In Partner’s construction services business, we refer to the AIA/Deltek Architecture Billing Index, which tracks the billing of architecture firms. This is a very forward-looking index to predict nonresidential construction. If an architect is designing a project in Q1, the project may be permitted in Q2, and the construction financing may close in in Q3. The AIA index has been predicting contraction for the past six months, with multifamily/commercial/industrial being extra low. Government work is only down a little.

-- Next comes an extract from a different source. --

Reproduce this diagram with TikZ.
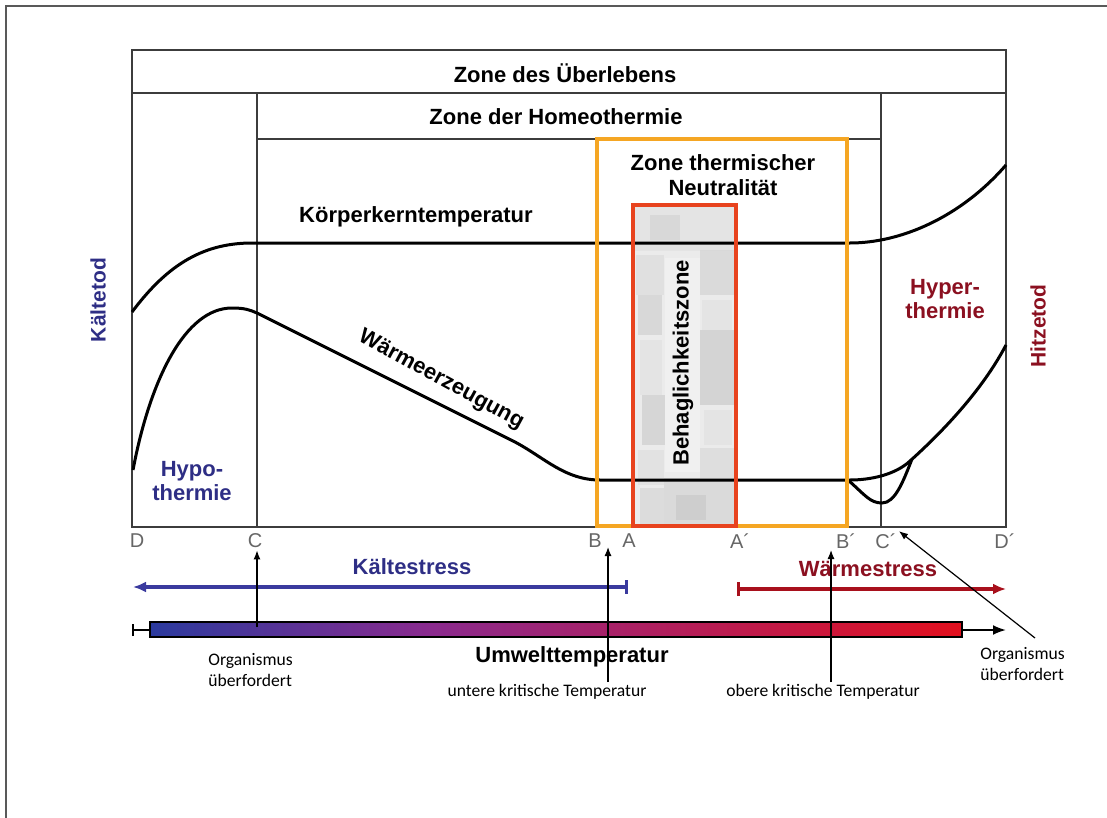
\documentclass[tikz,border=0pt]{standalone}
\usepackage{fontspec}
\setmainfont{Liberation Sans}
\newfontfamily\notefont{Carlito}
\usepackage{tikz}
\usetikzlibrary{arrows.meta,calc,positioning}

\definecolor{coldblue}{HTML}{2E2E85}
\definecolor{hotred}{HTML}{8B1020}
\definecolor{coldline}{HTML}{3A3A9E}
\definecolor{hotline}{HTML}{A8101C}
\definecolor{zoneorange}{HTML}{F5A623}
\definecolor{comfred}{HTML}{E8431E}
\definecolor{barblue}{HTML}{2B3A9E}
\definecolor{barpurple}{HTML}{8A2A8E}
\definecolor{barred}{HTML}{E2101E}
\definecolor{chartgray}{HTML}{3C3C3C}

\begin{document}
\begin{tikzpicture}[x=0.5pt, y=-0.5pt,
    frameline/.style={draw=chartgray, line width=0.75pt},
    curve/.style={draw=black, line width=1.5pt},
    lbl/.style={font=\bfseries\fontsize{11}{12.5}\selectfont, inner sep=1pt},
    sidelbl/.style={font=\bfseries\fontsize{10.5}{12}\selectfont, rotate=90, inner sep=1pt},
    axlbl/.style={text=black!60, font=\fontsize{10}{12}\selectfont, inner sep=1pt},
    note/.style={font=\notefont\fontsize{8.8}{10.5}\selectfont, align=left, inner sep=1pt},
    pointer/.style={-{Latex[length=4.5pt,width=3.5pt]}, line width=0.6pt}]

    \useasboundingbox (0,0) rectangle (1107,818);
    % page frame
    \draw[draw=black!65, line width=1pt] (6,818) -- (6,6) -- (1107,6);

    % Behaglichkeitszone texture
    \fill[gray!16] (634,206) rectangle (734,525);
    \foreach \px/\py/\pw/\ph/\pg in {634/206/100/45/22, 636/255/28/40/26, 638/295/24/40/34,
        640/340/22/55/22, 642/395/24/50/36, 638/450/26/35/24, 640/488/24/37/30,
        700/250/34/45/32, 702/300/30/30/22, 700/330/34/75/38, 704/410/28/35/22,
        700/448/34/30/28, 664/478/70/47/32, 676/495/30/25/40, 650/215/30/25/32}
      \fill[gray!\pg, opacity=0.8] (\px,\py) rectangle ++(\pw,\ph);
    \fill[white!88!gray] (665,258) rectangle (700,472);

    % chart frame
    \draw[frameline] (132,50) rectangle (1006,527);
    \draw[frameline] (132,93) -- (1006,93);
    \draw[frameline] (257,93) -- (257,527);
    \draw[frameline] (881,93) -- (881,527);
    \draw[frameline] (257,139) -- (881,139);

    % Koerperkerntemperatur
    \draw[curve] (132,312) .. controls (165,268) and (200,243) .. (252,243)
        -- (850,243) .. controls (900,243) and (960,218) .. (1006,165);

    % Waermeerzeugung
    \draw[curve] (133,470) .. controls (150,380) and (185,308) .. (232,308)
        .. controls (245,308) and (250,310) .. (257,313) -- (515,442)
        .. controls (545,458) and (565,480) .. (600,480) -- (850,480)
        .. controls (870,480) and (895,475) .. (910,461)
        .. controls (950,425) and (985,385) .. (1006,345);
    \draw[curve] (848,480) .. controls (865,495) and (870,503) .. (882,503)
        .. controls (895,503) and (903,482) .. (912,459);

    % zones
    \draw[zoneorange, line width=1.9pt] (597,139) rectangle (847,526);
    \draw[comfred, line width=2.2pt] (633,205) rectangle (736,526);

    % labels in chart
    \node[lbl] (survive) at (565,73) {Zone des Überlebens};
    \node[lbl] (homeo) at (556,117) {Zone der Homeothermie};
    \node[lbl, align=center] (neutral) at (723,175) {Zone thermischer\\Neutralität};
    \node[lbl] (core) at (416,217) {Körperkerntemperatur};
    \node[lbl, rotate=90] (comfort) at (683,363) {Behaglichkeitszone};
    \node[lbl, rotate=-28.5] (heatprod) at (441,380) {Wärmeerzeugung};
    \node[sidelbl, text=coldblue] (colddeath) at (98,300) {Kältetod};
    \node[sidelbl, text=hotred] (heatdeath) at (1038,326) {Hitzetod};
    \node[lbl, text=hotred, align=center, font=\bfseries\fontsize{11}{12}\selectfont] (hyper) at (945,299) {Hyper-\\thermie};
    \node[lbl, text=coldblue, align=center, font=\bfseries\fontsize{11}{12}\selectfont] (hypo) at (192,481) {Hypo-\\thermie};

    % axis letters
    \node[axlbl] (lD) at (137,541) {D};
    \node[axlbl] (lC) at (255,541) {C};
    \node[axlbl] (lB) at (595,541) {B};
    \node[axlbl] (lA) at (629,541) {A};
    \node[axlbl] (lAA) at (740,541) {A´};
    \node[axlbl] (lBB) at (846,541) {B´};
    \node[axlbl] (lCC) at (886,541) {C´};
    \node[axlbl] (lDD) at (1005,541) {D´};

    % stress arrows
    \node[lbl, text=coldblue] (coldstress) at (412,567) {Kältestress};
    \node[lbl, text=hotred] (heatstress) at (868,569) {Wärmestress};
    \coordinate (coldStart) at (628,587);
    \coordinate (coldEnd) at (133,587);
    \coordinate (hotStart) at (737,589);
    \coordinate (hotEnd) at (1006,589);
    \draw[coldline, line width=1.6pt, {Bar[width=7pt]}-{Latex[length=6.5pt,width=5.5pt]}] (coldStart) -- (coldEnd);
    \draw[hotline, line width=1.6pt, {Bar[width=7pt]}-{Latex[length=6.5pt,width=5.5pt]}] (hotStart) -- (hotEnd);

    % Umwelttemperatur bar
    \coordinate (axStart) at (132,630);
    \coordinate (axEnd) at (1006,630);
    \draw[line width=1pt, {Bar[width=6pt]}-{Latex[length=6.5pt,width=5pt]}] (axStart) -- (axEnd);
    \shade[left color=barblue, right color=barpurple] (150,622) rectangle (430,637);
    \shade[left color=barpurple, right color=barred] (430,622) rectangle (962,637);
    \draw[line width=0.6pt] (150,622) rectangle (962,637);
    \node[lbl] (envtemp) at (572,657) {Umwelttemperatur};

    % notes
    \node[note, anchor=west] (orgL) at (206,670) {Organismus\\überfordert};
    \node[note] (lower) at (547,692) {untere kritische Temperatur};
    \node[note] (upper) at (823,692) {obere kritische Temperatur};
    \node[note, anchor=west] (orgR) at (978,664) {Organismus\\überfordert};

    \coordinate (cBar) at (257,627);
    \coordinate (tipB) at (608,547);
    \coordinate (tipBB) at (831,550);
    \coordinate (startR) at (1035,638);
    \draw[pointer] (cBar) -- (cBar |- lC.south);
    \draw[pointer] (lower.north -| tipB) -- (tipB);
    \draw[pointer] (upper.north -| tipBB) -- (tipBB);
    \draw[pointer] (startR) -- (lCC.north east);

\end{tikzpicture}
\end{document}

Speculation and sentiment, while undoubtedly a factor in investment decisions, can shift rapidly. Wise investors will consider them in the context of current data and developments. In the case of the tariffs, global response and trade negotiations resulted in a rollback of about half of those originally announced. Comerica’s Economic Outlook released on May 20 stated, “April’s tariff increases were partially reversed by mid-May, leaving the U.S. average tariff rate about 15 percentage points higher than on January 19th. Higher tariffs are set to weigh on growth and raise inflation, but are less likely to trigger a recession than feared last month.” In a recent informal poll, Partner’s developer clients indicated that they are anticipating a fairly modest impact by tariffs on their construction budgets.

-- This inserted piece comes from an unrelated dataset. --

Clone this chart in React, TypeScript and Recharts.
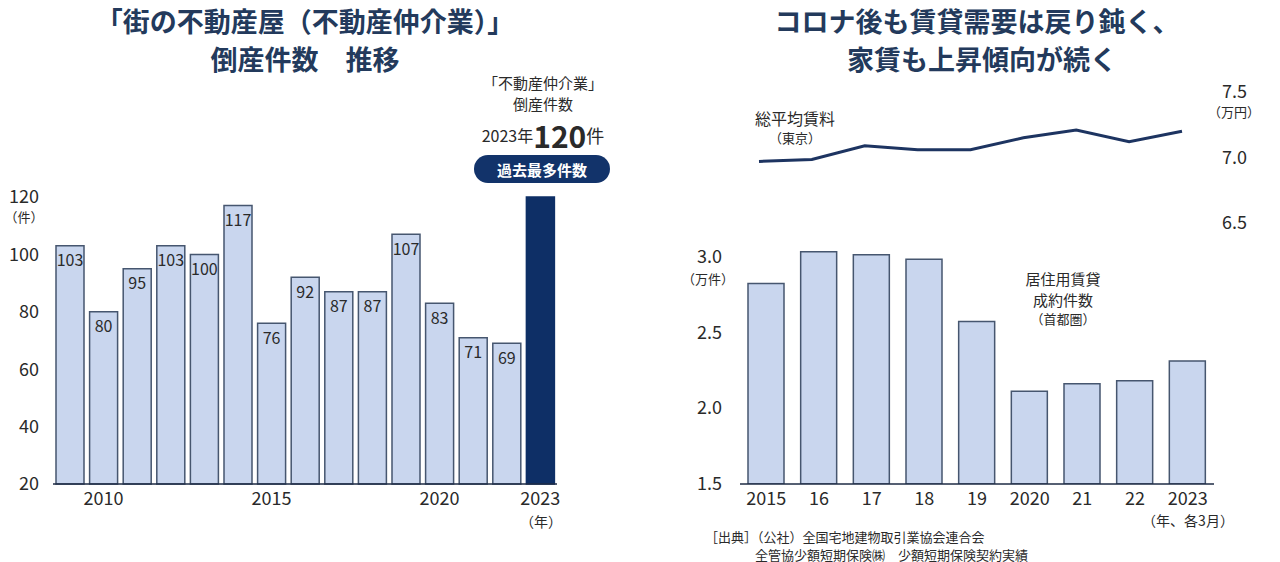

Tariffs may change by the time you read this. The more fundamental economic is interest rates—and rate uncertainty.
Navigating Forward
Geopolitical concerns aside, there are plenty of drivers to keep CRE moving over the next year. $957 billion in commercial mortgages will come due in 2025. Due the size of the maturity wall, even a fraction of the paper will drive a decent year for the financiers and vendors who support these transactions. Also, some lenders will force borrowers to sell, triggering equity transactions. Short term bridge financing will still be a way to kick the can down the road.
There are positive signs too. Some segments of the economy are growing. AI/Data Center centric investments are obviously in a nice economic space. The federal government announced plans to reduce capital requirements for banks in 2025, which will likely cause banks to increase their CRE appetites. And most fundamentally, hesitating does not mean cancelling. As tariffs, interest rates, and the economy become more certain, decisions will hit a tipping point, and we will all be busy once again.
These positive indicators are tempered by the prevailing caution in the market. As always, heightened uncertainty requires increased due diligence. As we navigate this period of volatility, it’s imperative for all stakeholders—investors, lenders, service providers—to remain agile and responsive to emerging trends.